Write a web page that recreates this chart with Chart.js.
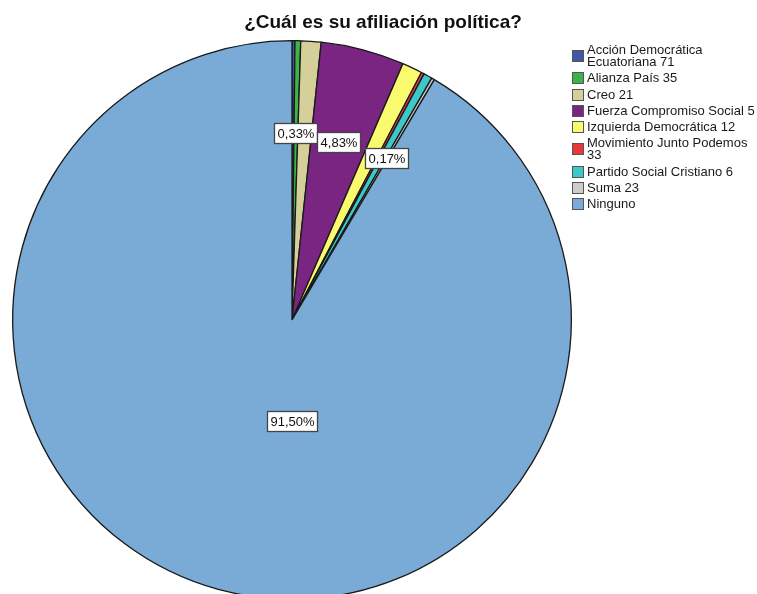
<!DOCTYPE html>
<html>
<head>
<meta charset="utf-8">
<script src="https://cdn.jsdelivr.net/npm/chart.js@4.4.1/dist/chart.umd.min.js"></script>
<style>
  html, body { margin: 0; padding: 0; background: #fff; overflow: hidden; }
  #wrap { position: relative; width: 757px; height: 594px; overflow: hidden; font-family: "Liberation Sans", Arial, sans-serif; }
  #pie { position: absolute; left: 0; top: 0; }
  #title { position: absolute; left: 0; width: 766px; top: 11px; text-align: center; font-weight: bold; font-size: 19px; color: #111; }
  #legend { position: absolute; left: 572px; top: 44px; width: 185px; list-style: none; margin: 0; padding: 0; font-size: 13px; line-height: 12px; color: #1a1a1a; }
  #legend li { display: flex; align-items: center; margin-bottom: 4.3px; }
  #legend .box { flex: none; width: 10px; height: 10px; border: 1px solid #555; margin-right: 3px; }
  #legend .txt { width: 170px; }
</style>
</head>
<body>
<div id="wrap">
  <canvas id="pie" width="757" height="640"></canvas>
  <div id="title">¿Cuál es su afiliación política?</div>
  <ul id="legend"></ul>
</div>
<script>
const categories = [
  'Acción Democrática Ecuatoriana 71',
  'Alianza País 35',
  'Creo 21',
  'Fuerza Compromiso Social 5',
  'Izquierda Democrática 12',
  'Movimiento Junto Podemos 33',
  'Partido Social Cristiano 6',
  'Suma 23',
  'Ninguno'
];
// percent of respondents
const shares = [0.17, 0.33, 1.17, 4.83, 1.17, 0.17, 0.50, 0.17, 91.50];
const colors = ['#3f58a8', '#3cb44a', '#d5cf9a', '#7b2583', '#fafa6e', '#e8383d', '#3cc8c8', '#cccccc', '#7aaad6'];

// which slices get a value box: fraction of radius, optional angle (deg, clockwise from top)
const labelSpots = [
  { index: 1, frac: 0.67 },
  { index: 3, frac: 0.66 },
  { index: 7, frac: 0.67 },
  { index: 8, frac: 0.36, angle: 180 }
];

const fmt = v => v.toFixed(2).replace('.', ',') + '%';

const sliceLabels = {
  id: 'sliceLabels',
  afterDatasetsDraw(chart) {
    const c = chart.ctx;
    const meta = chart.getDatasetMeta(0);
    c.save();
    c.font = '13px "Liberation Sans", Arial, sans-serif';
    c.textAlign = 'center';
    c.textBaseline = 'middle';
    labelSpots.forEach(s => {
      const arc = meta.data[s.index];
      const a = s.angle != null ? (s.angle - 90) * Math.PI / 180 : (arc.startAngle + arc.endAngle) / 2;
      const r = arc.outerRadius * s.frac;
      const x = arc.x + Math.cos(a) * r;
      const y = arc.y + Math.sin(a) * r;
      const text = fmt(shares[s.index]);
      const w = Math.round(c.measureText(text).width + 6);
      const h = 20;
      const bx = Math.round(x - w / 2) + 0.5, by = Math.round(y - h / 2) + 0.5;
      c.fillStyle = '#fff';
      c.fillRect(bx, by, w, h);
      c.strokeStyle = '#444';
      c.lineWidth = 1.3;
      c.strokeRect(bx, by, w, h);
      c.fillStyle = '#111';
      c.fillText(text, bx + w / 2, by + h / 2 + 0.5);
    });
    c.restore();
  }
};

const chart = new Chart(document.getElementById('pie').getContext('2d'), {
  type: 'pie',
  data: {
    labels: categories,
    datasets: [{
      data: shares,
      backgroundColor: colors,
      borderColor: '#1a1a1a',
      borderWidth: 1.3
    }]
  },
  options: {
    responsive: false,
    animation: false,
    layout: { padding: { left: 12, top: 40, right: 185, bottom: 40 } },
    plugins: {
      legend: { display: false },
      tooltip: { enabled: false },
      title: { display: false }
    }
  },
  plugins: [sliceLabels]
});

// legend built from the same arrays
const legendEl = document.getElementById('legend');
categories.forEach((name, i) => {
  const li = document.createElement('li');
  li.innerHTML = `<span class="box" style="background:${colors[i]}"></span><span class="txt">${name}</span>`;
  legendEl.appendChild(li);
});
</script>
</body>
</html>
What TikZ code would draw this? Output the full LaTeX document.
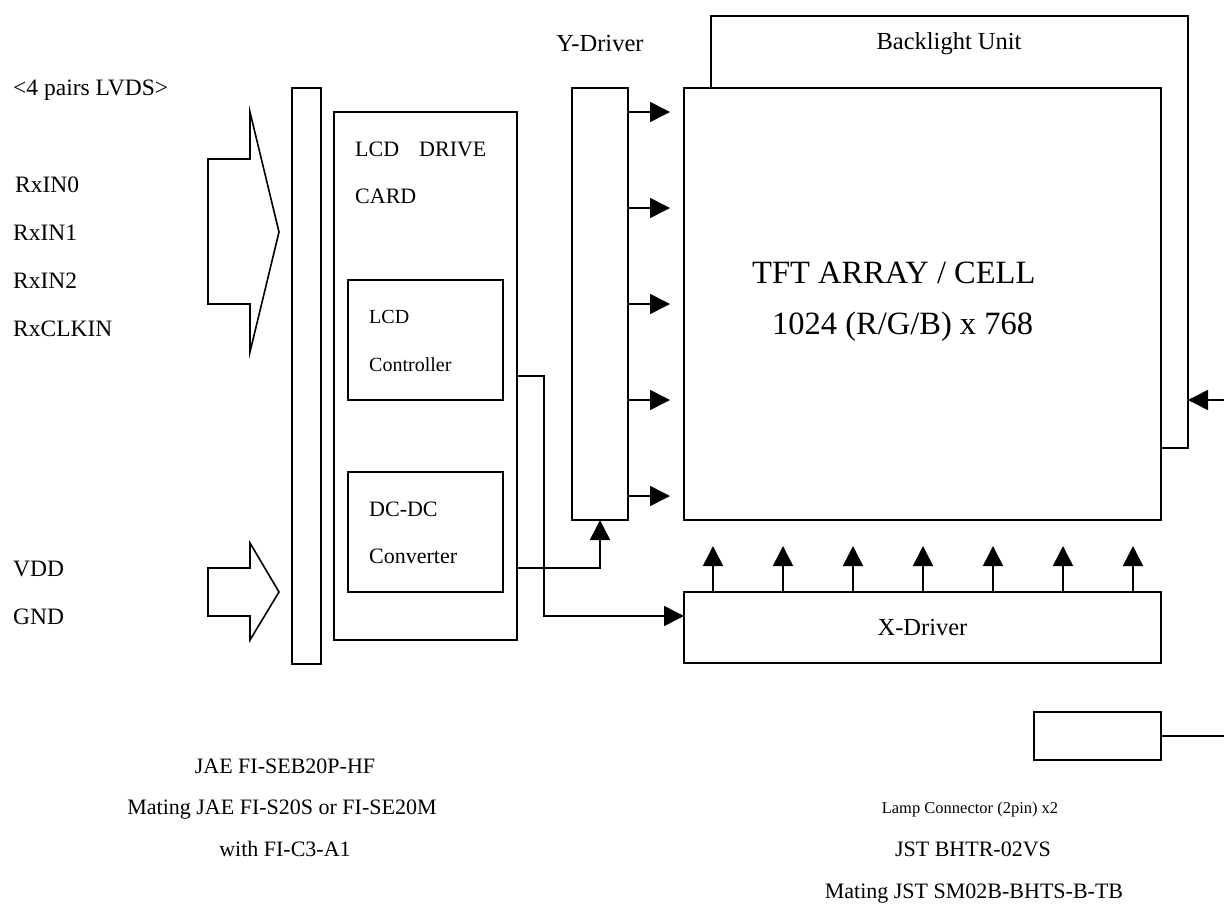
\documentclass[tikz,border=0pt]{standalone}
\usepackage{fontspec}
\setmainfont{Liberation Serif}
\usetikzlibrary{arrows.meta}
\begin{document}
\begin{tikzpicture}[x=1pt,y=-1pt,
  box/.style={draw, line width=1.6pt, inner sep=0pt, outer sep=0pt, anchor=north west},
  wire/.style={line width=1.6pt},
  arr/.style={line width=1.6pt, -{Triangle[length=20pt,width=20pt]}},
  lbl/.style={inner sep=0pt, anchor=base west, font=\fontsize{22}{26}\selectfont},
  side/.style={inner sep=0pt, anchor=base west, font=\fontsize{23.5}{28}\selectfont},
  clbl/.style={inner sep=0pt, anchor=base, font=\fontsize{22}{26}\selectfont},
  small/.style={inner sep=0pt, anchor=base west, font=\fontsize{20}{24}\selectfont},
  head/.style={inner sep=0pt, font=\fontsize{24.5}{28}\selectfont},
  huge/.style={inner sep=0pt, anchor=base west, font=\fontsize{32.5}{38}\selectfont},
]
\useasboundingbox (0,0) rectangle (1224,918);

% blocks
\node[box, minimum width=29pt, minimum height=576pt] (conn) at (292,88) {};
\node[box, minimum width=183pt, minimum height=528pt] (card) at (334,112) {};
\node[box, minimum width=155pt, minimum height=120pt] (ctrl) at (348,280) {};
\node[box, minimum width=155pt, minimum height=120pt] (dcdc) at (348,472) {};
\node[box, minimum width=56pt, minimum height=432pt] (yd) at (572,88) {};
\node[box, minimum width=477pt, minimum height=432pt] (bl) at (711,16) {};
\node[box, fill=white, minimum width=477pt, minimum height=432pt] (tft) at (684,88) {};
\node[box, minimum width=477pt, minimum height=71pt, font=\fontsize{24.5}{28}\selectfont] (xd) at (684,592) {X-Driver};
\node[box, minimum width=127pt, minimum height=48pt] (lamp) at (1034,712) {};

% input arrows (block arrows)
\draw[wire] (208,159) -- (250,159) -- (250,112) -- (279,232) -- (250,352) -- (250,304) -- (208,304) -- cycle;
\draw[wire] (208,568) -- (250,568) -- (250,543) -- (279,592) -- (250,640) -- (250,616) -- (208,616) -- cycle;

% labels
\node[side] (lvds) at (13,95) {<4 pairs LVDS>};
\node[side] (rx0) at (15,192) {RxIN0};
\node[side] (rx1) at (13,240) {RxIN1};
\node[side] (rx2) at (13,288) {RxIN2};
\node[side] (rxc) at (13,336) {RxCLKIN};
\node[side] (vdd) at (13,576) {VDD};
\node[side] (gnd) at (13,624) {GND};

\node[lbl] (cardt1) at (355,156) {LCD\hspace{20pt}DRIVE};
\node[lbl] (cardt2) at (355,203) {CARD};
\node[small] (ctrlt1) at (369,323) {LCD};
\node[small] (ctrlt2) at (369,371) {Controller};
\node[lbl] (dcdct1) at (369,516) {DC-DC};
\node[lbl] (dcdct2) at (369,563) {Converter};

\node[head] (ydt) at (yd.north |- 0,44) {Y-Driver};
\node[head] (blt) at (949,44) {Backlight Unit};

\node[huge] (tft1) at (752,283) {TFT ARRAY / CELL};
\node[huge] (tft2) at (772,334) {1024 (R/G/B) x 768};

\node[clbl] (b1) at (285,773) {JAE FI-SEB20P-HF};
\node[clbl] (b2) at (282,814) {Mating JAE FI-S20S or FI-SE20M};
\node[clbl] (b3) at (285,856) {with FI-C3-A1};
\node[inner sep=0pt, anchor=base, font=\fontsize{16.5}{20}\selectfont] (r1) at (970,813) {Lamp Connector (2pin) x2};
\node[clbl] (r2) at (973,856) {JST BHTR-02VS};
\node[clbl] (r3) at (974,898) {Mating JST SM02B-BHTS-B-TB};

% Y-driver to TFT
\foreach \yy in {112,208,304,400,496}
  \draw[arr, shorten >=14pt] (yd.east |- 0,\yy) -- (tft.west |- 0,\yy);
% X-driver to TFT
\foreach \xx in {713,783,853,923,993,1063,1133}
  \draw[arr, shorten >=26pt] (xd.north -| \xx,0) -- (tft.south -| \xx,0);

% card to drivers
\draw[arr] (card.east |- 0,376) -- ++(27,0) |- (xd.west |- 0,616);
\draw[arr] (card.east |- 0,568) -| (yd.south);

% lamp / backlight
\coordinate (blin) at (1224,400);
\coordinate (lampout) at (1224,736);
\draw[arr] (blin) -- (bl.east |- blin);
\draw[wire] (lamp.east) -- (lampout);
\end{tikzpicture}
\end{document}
# # #
[TASK DIRECTIONS] Search the records for the word "this". Copy every line that has it.

[WRITTEN SOLUTION]
Write a web page that recreates this chart with Chart.js.
What TikZ code would draw this? Output the full LaTeX document.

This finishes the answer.